- _Job_:
Quote all of the data exactly as given. Skip every picture it contains.

- _Supplied information_:
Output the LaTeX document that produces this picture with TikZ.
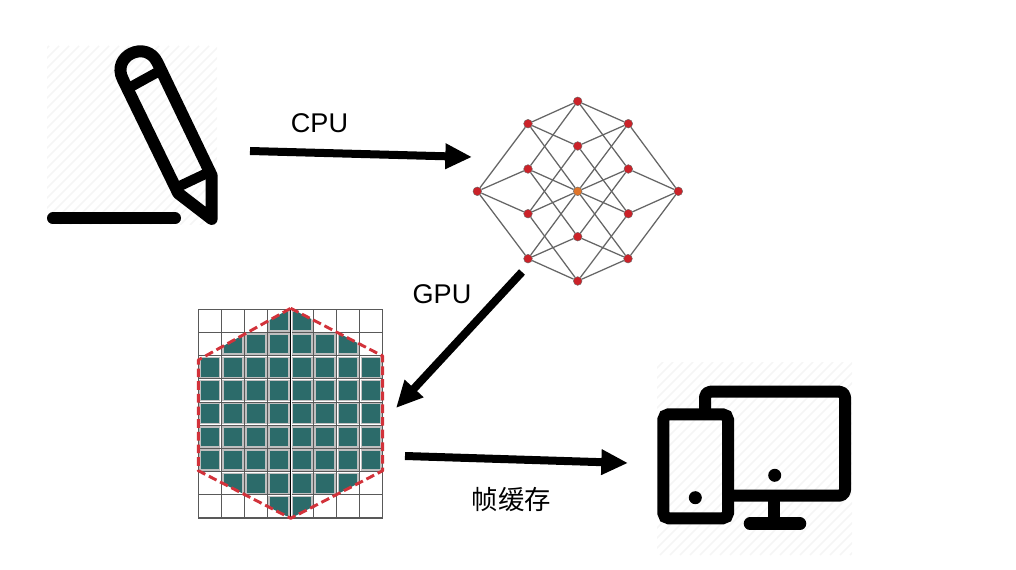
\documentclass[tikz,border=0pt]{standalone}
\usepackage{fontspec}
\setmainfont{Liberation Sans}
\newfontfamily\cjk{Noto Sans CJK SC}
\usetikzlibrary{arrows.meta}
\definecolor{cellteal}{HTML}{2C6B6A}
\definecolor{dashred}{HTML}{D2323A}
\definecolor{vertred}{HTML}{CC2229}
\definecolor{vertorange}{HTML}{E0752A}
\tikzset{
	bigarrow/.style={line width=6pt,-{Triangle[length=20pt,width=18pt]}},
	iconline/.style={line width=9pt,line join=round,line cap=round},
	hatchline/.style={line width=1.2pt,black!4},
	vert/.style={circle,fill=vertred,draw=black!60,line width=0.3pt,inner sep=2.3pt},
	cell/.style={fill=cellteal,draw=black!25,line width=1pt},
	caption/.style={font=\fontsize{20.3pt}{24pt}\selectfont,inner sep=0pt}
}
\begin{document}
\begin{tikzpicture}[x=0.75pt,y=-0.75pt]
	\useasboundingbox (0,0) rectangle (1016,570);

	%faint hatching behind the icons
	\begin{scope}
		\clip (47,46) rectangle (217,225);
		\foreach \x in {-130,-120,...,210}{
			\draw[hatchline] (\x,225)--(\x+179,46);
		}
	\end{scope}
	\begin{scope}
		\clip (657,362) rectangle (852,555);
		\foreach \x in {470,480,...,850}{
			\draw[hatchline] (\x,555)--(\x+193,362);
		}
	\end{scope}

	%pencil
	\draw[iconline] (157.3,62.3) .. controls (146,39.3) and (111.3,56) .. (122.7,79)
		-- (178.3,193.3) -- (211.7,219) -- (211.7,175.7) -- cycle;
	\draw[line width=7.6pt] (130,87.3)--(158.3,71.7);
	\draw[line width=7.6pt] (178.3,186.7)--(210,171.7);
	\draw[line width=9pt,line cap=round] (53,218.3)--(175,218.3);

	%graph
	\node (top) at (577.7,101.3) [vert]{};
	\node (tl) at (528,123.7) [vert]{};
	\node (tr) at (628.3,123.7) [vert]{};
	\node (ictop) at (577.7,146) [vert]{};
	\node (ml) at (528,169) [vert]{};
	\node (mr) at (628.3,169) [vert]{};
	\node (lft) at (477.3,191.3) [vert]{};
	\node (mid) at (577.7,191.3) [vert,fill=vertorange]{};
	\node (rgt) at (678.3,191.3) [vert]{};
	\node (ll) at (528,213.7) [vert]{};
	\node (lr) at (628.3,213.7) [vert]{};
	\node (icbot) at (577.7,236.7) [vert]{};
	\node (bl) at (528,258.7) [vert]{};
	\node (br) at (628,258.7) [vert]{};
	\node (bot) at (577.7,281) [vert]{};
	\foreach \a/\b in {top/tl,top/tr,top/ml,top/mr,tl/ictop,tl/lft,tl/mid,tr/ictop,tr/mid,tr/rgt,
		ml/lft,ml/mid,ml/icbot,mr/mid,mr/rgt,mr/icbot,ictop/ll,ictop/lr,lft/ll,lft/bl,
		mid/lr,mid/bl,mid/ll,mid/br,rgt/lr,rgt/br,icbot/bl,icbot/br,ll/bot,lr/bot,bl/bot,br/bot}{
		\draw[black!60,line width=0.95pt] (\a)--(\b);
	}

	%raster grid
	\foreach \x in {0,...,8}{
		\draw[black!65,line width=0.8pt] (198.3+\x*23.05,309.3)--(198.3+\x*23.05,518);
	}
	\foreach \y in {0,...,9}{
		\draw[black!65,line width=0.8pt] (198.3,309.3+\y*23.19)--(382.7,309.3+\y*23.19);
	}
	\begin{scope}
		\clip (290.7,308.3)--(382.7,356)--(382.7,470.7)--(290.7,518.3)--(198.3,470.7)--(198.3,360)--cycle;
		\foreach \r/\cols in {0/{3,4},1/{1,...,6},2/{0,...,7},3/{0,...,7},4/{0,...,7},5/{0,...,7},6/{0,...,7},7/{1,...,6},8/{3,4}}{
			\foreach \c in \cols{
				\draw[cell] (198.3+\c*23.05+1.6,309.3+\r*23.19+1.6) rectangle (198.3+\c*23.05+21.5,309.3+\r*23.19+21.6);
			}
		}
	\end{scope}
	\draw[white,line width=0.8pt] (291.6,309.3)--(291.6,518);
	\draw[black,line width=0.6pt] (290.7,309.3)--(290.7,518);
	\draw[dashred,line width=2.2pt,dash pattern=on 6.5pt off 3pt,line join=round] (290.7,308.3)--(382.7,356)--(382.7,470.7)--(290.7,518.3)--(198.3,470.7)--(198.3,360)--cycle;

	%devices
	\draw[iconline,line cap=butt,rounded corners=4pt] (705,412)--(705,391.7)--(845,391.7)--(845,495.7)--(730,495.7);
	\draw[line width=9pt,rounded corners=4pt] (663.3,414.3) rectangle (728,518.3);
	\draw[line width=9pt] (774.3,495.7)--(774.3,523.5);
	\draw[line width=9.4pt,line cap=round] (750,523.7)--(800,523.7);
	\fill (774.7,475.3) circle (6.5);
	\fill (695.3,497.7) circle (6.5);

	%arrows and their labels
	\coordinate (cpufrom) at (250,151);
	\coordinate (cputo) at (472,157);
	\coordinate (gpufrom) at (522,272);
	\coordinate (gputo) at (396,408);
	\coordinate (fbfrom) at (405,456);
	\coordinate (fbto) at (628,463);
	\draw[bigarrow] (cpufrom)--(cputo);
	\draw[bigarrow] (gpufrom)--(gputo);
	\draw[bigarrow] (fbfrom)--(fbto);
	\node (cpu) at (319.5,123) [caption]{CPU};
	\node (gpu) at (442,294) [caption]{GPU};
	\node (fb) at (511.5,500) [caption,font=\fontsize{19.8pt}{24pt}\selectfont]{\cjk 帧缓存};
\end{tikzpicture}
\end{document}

- _Task output_:
Output the LaTeX document that produces this picture with TikZ.
\documentclass[tikz,border=0pt]{standalone}
\usepackage{fontspec}
\setmainfont{Liberation Sans}
\newfontfamily\cjk{Noto Sans CJK SC}
\usetikzlibrary{arrows.meta}
\definecolor{cellteal}{HTML}{2C6B6A}
\definecolor{dashred}{HTML}{D2323A}
\definecolor{vertred}{HTML}{CC2229}
\definecolor{vertorange}{HTML}{E0752A}
\tikzset{
	bigarrow/.style={line width=6pt,-{Triangle[length=20pt,width=18pt]}},
	iconline/.style={line width=9pt,line join=round,line cap=round},
	hatchline/.style={line width=1.2pt,black!4},
	vert/.style={circle,fill=vertred,draw=black!60,line width=0.3pt,inner sep=2.3pt},
	cell/.style={fill=cellteal,draw=black!25,line width=1pt},
	caption/.style={font=\fontsize{20.3pt}{24pt}\selectfont,inner sep=0pt}
}
\begin{document}
\begin{tikzpicture}[x=0.75pt,y=-0.75pt]
	\useasboundingbox (0,0) rectangle (1016,570);

	%faint hatching behind the icons
	\begin{scope}
		\clip (47,46) rectangle (217,225);
		\foreach \x in {-130,-120,...,210}{
			\draw[hatchline] (\x,225)--(\x+179,46);
		}
	\end{scope}
	\begin{scope}
		\clip (657,362) rectangle (852,555);
		\foreach \x in {470,480,...,850}{
			\draw[hatchline] (\x,555)--(\x+193,362);
		}
	\end{scope}

	%pencil
	\draw[iconline] (157.3,62.3) .. controls (146,39.3) and (111.3,56) .. (122.7,79)
		-- (178.3,193.3) -- (211.7,219) -- (211.7,175.7) -- cycle;
	\draw[line width=7.6pt] (130,87.3)--(158.3,71.7);
	\draw[line width=7.6pt] (178.3,186.7)--(210,171.7);
	\draw[line width=9pt,line cap=round] (53,218.3)--(175,218.3);

	%graph
	\node (top) at (577.7,101.3) [vert]{};
	\node (tl) at (528,123.7) [vert]{};
	\node (tr) at (628.3,123.7) [vert]{};
	\node (ictop) at (577.7,146) [vert]{};
	\node (ml) at (528,169) [vert]{};
	\node (mr) at (628.3,169) [vert]{};
	\node (lft) at (477.3,191.3) [vert]{};
	\node (mid) at (577.7,191.3) [vert,fill=vertorange]{};
	\node (rgt) at (678.3,191.3) [vert]{};
	\node (ll) at (528,213.7) [vert]{};
	\node (lr) at (628.3,213.7) [vert]{};
	\node (icbot) at (577.7,236.7) [vert]{};
	\node (bl) at (528,258.7) [vert]{};
	\node (br) at (628,258.7) [vert]{};
	\node (bot) at (577.7,281) [vert]{};
	\foreach \a/\b in {top/tl,top/tr,top/ml,top/mr,tl/ictop,tl/lft,tl/mid,tr/ictop,tr/mid,tr/rgt,
		ml/lft,ml/mid,ml/icbot,mr/mid,mr/rgt,mr/icbot,ictop/ll,ictop/lr,lft/ll,lft/bl,
		mid/lr,mid/bl,mid/ll,mid/br,rgt/lr,rgt/br,icbot/bl,icbot/br,ll/bot,lr/bot,bl/bot,br/bot}{
		\draw[black!60,line width=0.95pt] (\a)--(\b);
	}

	%raster grid
	\foreach \x in {0,...,8}{
		\draw[black!65,line width=0.8pt] (198.3+\x*23.05,309.3)--(198.3+\x*23.05,518);
	}
	\foreach \y in {0,...,9}{
		\draw[black!65,line width=0.8pt] (198.3,309.3+\y*23.19)--(382.7,309.3+\y*23.19);
	}
	\begin{scope}
		\clip (290.7,308.3)--(382.7,356)--(382.7,470.7)--(290.7,518.3)--(198.3,470.7)--(198.3,360)--cycle;
		\foreach \r/\cols in {0/{3,4},1/{1,...,6},2/{0,...,7},3/{0,...,7},4/{0,...,7},5/{0,...,7},6/{0,...,7},7/{1,...,6},8/{3,4}}{
			\foreach \c in \cols{
				\draw[cell] (198.3+\c*23.05+1.6,309.3+\r*23.19+1.6) rectangle (198.3+\c*23.05+21.5,309.3+\r*23.19+21.6);
			}
		}
	\end{scope}
	\draw[white,line width=0.8pt] (291.6,309.3)--(291.6,518);
	\draw[black,line width=0.6pt] (290.7,309.3)--(290.7,518);
	\draw[dashred,line width=2.2pt,dash pattern=on 6.5pt off 3pt,line join=round] (290.7,308.3)--(382.7,356)--(382.7,470.7)--(290.7,518.3)--(198.3,470.7)--(198.3,360)--cycle;

	%devices
	\draw[iconline,line cap=butt,rounded corners=4pt] (705,412)--(705,391.7)--(845,391.7)--(845,495.7)--(730,495.7);
	\draw[line width=9pt,rounded corners=4pt] (663.3,414.3) rectangle (728,518.3);
	\draw[line width=9pt] (774.3,495.7)--(774.3,523.5);
	\draw[line width=9.4pt,line cap=round] (750,523.7)--(800,523.7);
	\fill (774.7,475.3) circle (6.5);
	\fill (695.3,497.7) circle (6.5);

	%arrows and their labels
	\coordinate (cpufrom) at (250,151);
	\coordinate (cputo) at (472,157);
	\coordinate (gpufrom) at (522,272);
	\coordinate (gputo) at (396,408);
	\coordinate (fbfrom) at (405,456);
	\coordinate (fbto) at (628,463);
	\draw[bigarrow] (cpufrom)--(cputo);
	\draw[bigarrow] (gpufrom)--(gputo);
	\draw[bigarrow] (fbfrom)--(fbto);
	\node (cpu) at (319.5,123) [caption]{CPU};
	\node (gpu) at (442,294) [caption]{GPU};
	\node (fb) at (511.5,500) [caption,font=\fontsize{19.8pt}{24pt}\selectfont]{\cjk 帧缓存};
\end{tikzpicture}
\end{document}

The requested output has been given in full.